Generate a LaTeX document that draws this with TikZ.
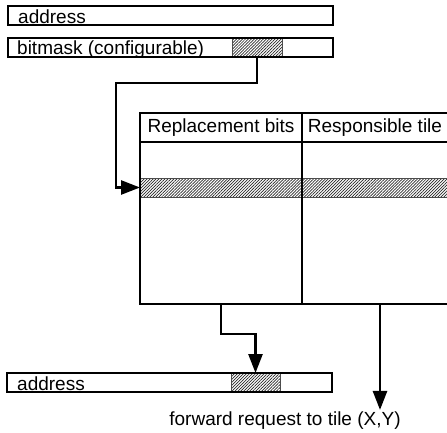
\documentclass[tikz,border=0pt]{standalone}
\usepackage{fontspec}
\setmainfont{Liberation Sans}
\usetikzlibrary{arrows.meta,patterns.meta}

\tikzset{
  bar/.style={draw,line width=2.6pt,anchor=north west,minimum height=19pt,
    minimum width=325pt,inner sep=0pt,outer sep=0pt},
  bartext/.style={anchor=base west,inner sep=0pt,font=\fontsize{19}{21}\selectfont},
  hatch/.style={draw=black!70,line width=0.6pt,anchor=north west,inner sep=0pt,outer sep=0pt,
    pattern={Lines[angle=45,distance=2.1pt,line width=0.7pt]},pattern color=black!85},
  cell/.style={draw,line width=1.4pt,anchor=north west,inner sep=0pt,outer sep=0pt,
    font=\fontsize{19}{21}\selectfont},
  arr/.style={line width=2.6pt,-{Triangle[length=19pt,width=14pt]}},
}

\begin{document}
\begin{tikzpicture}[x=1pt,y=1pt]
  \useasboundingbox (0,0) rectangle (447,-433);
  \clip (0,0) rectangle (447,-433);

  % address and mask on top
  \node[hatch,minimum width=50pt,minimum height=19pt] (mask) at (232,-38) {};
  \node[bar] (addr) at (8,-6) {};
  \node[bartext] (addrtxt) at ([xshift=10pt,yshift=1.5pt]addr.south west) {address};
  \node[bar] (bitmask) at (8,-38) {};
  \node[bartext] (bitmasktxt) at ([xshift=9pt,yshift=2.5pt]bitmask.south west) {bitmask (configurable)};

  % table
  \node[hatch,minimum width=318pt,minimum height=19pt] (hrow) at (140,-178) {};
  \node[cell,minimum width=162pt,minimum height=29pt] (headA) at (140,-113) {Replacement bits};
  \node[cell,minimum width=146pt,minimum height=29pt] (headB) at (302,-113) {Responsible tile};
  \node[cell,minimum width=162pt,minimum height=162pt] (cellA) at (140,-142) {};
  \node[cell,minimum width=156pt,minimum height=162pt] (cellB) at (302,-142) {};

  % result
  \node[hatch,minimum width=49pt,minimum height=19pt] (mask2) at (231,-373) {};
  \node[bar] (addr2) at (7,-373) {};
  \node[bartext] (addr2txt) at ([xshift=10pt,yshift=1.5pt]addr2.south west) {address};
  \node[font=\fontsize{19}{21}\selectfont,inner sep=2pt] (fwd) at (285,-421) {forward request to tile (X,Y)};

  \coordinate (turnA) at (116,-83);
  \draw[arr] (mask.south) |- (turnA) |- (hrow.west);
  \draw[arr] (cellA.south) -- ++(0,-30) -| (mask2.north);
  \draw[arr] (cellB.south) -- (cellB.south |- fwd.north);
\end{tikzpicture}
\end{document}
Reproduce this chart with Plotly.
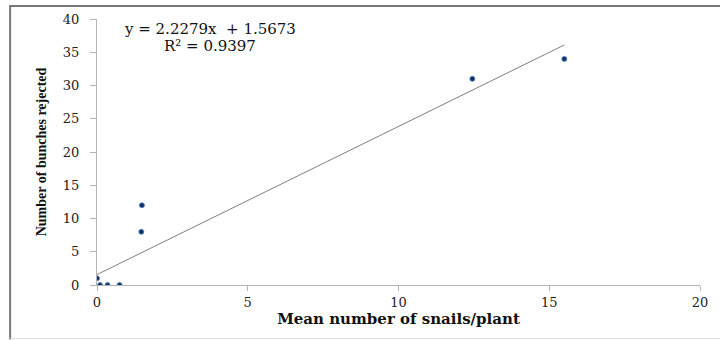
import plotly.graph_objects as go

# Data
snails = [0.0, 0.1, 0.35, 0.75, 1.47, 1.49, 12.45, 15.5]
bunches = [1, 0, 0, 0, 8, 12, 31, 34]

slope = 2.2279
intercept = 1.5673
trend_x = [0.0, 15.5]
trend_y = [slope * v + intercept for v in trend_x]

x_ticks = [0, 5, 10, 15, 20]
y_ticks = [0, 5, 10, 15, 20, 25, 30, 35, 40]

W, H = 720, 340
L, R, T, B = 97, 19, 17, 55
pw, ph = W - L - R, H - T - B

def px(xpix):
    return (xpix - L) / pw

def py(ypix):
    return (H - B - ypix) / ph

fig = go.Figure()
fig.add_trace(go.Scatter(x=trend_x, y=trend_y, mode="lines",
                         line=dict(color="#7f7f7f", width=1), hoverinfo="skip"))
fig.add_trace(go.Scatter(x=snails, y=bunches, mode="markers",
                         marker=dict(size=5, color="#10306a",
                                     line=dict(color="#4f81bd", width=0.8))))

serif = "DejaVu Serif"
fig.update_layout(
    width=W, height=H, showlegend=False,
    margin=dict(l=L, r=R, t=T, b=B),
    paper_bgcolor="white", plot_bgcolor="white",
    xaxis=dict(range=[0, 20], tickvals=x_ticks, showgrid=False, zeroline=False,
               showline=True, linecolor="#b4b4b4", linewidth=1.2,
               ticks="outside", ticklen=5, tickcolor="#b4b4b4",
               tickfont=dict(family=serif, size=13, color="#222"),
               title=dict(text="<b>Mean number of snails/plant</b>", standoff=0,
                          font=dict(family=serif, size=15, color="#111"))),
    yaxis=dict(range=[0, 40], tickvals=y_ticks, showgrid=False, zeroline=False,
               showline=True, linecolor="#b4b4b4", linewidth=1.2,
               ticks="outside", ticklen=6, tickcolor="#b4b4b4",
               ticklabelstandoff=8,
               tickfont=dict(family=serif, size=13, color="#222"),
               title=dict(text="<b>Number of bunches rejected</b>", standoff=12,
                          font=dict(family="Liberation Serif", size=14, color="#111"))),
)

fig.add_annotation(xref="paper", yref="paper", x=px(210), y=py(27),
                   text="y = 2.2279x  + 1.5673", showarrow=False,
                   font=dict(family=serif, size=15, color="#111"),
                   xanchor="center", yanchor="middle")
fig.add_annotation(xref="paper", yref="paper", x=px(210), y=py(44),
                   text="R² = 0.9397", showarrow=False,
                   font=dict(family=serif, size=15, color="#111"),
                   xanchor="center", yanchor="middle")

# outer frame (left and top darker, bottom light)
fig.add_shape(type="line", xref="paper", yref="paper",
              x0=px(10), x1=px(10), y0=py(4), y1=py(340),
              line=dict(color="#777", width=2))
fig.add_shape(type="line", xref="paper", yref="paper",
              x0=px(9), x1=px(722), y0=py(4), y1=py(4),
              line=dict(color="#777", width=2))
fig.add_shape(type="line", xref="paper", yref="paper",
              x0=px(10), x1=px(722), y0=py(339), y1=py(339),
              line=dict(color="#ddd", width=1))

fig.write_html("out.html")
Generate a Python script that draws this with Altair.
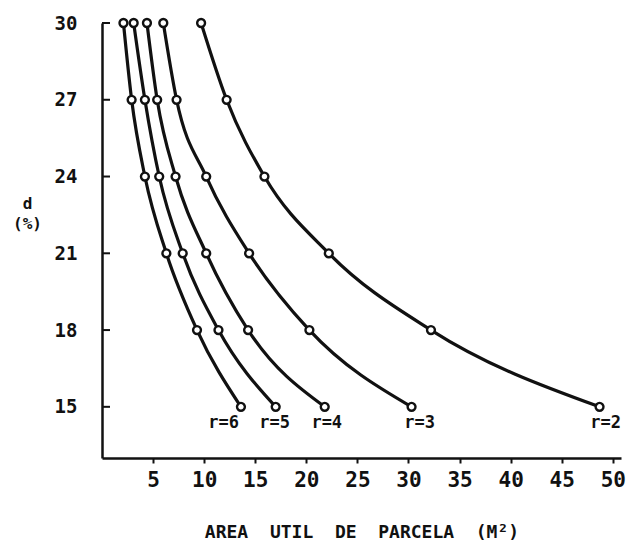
————————
> **TASK OBJECTIVE**: Look above for the line with "Reproduce this chart with Plotly.", then print it and each line after it down to and including the line with "return (H - B - ypix) / ph". Leave out the pictures and keep the wording exact.

> **EXPECTED OUTPUT**:
Reproduce this chart with Plotly.
import plotly.graph_objects as go

# Data
snails = [0.0, 0.1, 0.35, 0.75, 1.47, 1.49, 12.45, 15.5]
bunches = [1, 0, 0, 0, 8, 12, 31, 34]

slope = 2.2279
intercept = 1.5673
trend_x = [0.0, 15.5]
trend_y = [slope * v + intercept for v in trend_x]

x_ticks = [0, 5, 10, 15, 20]
y_ticks = [0, 5, 10, 15, 20, 25, 30, 35, 40]

W, H = 720, 340
L, R, T, B = 97, 19, 17, 55
pw, ph = W - L - R, H - T - B

def px(xpix):
    return (xpix - L) / pw

def py(ypix):
    return (H - B - ypix) / ph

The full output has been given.